Dataset items:
※
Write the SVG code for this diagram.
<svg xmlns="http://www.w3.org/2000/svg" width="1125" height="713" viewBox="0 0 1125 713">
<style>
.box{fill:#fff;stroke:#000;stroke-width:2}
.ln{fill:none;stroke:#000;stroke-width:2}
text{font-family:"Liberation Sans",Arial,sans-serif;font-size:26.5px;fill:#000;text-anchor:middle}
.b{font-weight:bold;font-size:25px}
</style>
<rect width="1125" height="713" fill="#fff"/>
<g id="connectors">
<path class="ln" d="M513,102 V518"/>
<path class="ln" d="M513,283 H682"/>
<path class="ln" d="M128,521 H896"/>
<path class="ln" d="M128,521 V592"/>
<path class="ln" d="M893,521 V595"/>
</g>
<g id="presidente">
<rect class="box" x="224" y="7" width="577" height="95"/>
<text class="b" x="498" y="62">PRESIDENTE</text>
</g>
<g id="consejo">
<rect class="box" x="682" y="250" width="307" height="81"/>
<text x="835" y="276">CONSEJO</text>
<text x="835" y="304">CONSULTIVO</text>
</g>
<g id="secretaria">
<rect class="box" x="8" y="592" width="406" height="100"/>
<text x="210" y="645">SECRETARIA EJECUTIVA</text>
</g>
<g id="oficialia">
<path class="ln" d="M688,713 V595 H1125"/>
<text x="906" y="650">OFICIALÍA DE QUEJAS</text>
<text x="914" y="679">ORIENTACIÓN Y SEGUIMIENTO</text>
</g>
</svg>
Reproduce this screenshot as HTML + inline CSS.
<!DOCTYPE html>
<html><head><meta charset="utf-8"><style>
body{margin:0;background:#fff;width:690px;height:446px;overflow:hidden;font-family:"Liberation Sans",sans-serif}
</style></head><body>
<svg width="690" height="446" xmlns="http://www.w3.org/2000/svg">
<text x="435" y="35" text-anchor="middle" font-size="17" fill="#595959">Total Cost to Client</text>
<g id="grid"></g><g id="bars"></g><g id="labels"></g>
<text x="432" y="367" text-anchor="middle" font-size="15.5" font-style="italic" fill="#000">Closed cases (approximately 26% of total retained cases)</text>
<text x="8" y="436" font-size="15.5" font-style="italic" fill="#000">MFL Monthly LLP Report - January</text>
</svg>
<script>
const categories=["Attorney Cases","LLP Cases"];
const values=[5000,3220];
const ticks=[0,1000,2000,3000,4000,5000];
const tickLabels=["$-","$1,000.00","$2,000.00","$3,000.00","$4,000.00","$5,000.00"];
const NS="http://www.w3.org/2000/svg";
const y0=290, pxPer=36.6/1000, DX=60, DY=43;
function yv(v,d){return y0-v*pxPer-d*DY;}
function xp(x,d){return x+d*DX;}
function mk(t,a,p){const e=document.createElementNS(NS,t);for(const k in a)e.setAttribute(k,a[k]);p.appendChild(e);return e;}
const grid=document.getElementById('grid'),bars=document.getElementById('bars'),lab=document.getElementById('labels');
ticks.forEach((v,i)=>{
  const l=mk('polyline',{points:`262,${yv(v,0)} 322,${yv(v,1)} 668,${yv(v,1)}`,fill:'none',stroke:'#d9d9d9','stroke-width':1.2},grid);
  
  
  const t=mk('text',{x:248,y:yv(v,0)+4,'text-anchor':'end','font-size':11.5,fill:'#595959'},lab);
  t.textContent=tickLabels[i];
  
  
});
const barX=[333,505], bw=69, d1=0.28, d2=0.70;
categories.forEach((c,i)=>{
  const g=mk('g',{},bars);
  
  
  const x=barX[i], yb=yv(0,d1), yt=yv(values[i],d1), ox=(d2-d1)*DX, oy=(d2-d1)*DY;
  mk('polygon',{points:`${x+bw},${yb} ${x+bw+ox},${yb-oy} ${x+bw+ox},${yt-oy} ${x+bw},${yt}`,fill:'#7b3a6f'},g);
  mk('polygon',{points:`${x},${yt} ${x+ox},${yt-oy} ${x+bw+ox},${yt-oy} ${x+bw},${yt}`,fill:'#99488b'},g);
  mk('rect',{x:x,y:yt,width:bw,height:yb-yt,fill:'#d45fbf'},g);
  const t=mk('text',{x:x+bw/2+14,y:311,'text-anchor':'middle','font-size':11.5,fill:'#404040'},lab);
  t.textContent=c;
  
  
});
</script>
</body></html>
※
- Task to carry out
The records above must be output exactly, in full.

- Worked solution
Write the SVG code for this diagram.
<svg xmlns="http://www.w3.org/2000/svg" width="1125" height="713" viewBox="0 0 1125 713">
<style>
.box{fill:#fff;stroke:#000;stroke-width:2}
.ln{fill:none;stroke:#000;stroke-width:2}
text{font-family:"Liberation Sans",Arial,sans-serif;font-size:26.5px;fill:#000;text-anchor:middle}
.b{font-weight:bold;font-size:25px}
</style>
<rect width="1125" height="713" fill="#fff"/>
<g id="connectors">
<path class="ln" d="M513,102 V518"/>
<path class="ln" d="M513,283 H682"/>
<path class="ln" d="M128,521 H896"/>
<path class="ln" d="M128,521 V592"/>
<path class="ln" d="M893,521 V595"/>
</g>
<g id="presidente">
<rect class="box" x="224" y="7" width="577" height="95"/>
<text class="b" x="498" y="62">PRESIDENTE</text>
</g>
<g id="consejo">
<rect class="box" x="682" y="250" width="307" height="81"/>
<text x="835" y="276">CONSEJO</text>
<text x="835" y="304">CONSULTIVO</text>
</g>
<g id="secretaria">
<rect class="box" x="8" y="592" width="406" height="100"/>
<text x="210" y="645">SECRETARIA EJECUTIVA</text>
</g>
<g id="oficialia">
<path class="ln" d="M688,713 V595 H1125"/>
<text x="906" y="650">OFICIALÍA DE QUEJAS</text>
<text x="914" y="679">ORIENTACIÓN Y SEGUIMIENTO</text>
</g>
</svg>
Reproduce this screenshot as HTML + inline CSS.
<!DOCTYPE html>
<html><head><meta charset="utf-8"><style>
body{margin:0;background:#fff;width:690px;height:446px;overflow:hidden;font-family:"Liberation Sans",sans-serif}
</style></head><body>
<svg width="690" height="446" xmlns="http://www.w3.org/2000/svg">
<text x="435" y="35" text-anchor="middle" font-size="17" fill="#595959">Total Cost to Client</text>
<g id="grid"></g><g id="bars"></g><g id="labels"></g>
<text x="432" y="367" text-anchor="middle" font-size="15.5" font-style="italic" fill="#000">Closed cases (approximately 26% of total retained cases)</text>
<text x="8" y="436" font-size="15.5" font-style="italic" fill="#000">MFL Monthly LLP Report - January</text>
</svg>
<script>
const categories=["Attorney Cases","LLP Cases"];
const values=[5000,3220];
const ticks=[0,1000,2000,3000,4000,5000];
const tickLabels=["$-","$1,000.00","$2,000.00","$3,000.00","$4,000.00","$5,000.00"];
const NS="http://www.w3.org/2000/svg";
const y0=290, pxPer=36.6/1000, DX=60, DY=43;
function yv(v,d){return y0-v*pxPer-d*DY;}
function xp(x,d){return x+d*DX;}
function mk(t,a,p){const e=document.createElementNS(NS,t);for(const k in a)e.setAttribute(k,a[k]);p.appendChild(e);return e;}
const grid=document.getElementById('grid'),bars=document.getElementById('bars'),lab=document.getElementById('labels');
ticks.forEach((v,i)=>{
  const l=mk('polyline',{points:`262,${yv(v,0)} 322,${yv(v,1)} 668,${yv(v,1)}`,fill:'none',stroke:'#d9d9d9','stroke-width':1.2},grid);
  
  
  const t=mk('text',{x:248,y:yv(v,0)+4,'text-anchor':'end','font-size':11.5,fill:'#595959'},lab);
  t.textContent=tickLabels[i];
  
  
});
const barX=[333,505], bw=69, d1=0.28, d2=0.70;
categories.forEach((c,i)=>{
  const g=mk('g',{},bars);
  
  
  const x=barX[i], yb=yv(0,d1), yt=yv(values[i],d1), ox=(d2-d1)*DX, oy=(d2-d1)*DY;
  mk('polygon',{points:`${x+bw},${yb} ${x+bw+ox},${yb-oy} ${x+bw+ox},${yt-oy} ${x+bw},${yt}`,fill:'#7b3a6f'},g);
  mk('polygon',{points:`${x},${yt} ${x+ox},${yt-oy} ${x+bw+ox},${yt-oy} ${x+bw},${yt}`,fill:'#99488b'},g);
  mk('rect',{x:x,y:yt,width:bw,height:yb-yt,fill:'#d45fbf'},g);
  const t=mk('text',{x:x+bw/2+14,y:311,'text-anchor':'middle','font-size':11.5,fill:'#404040'},lab);
  t.textContent=c;
  
  
});
</script>
</body></html>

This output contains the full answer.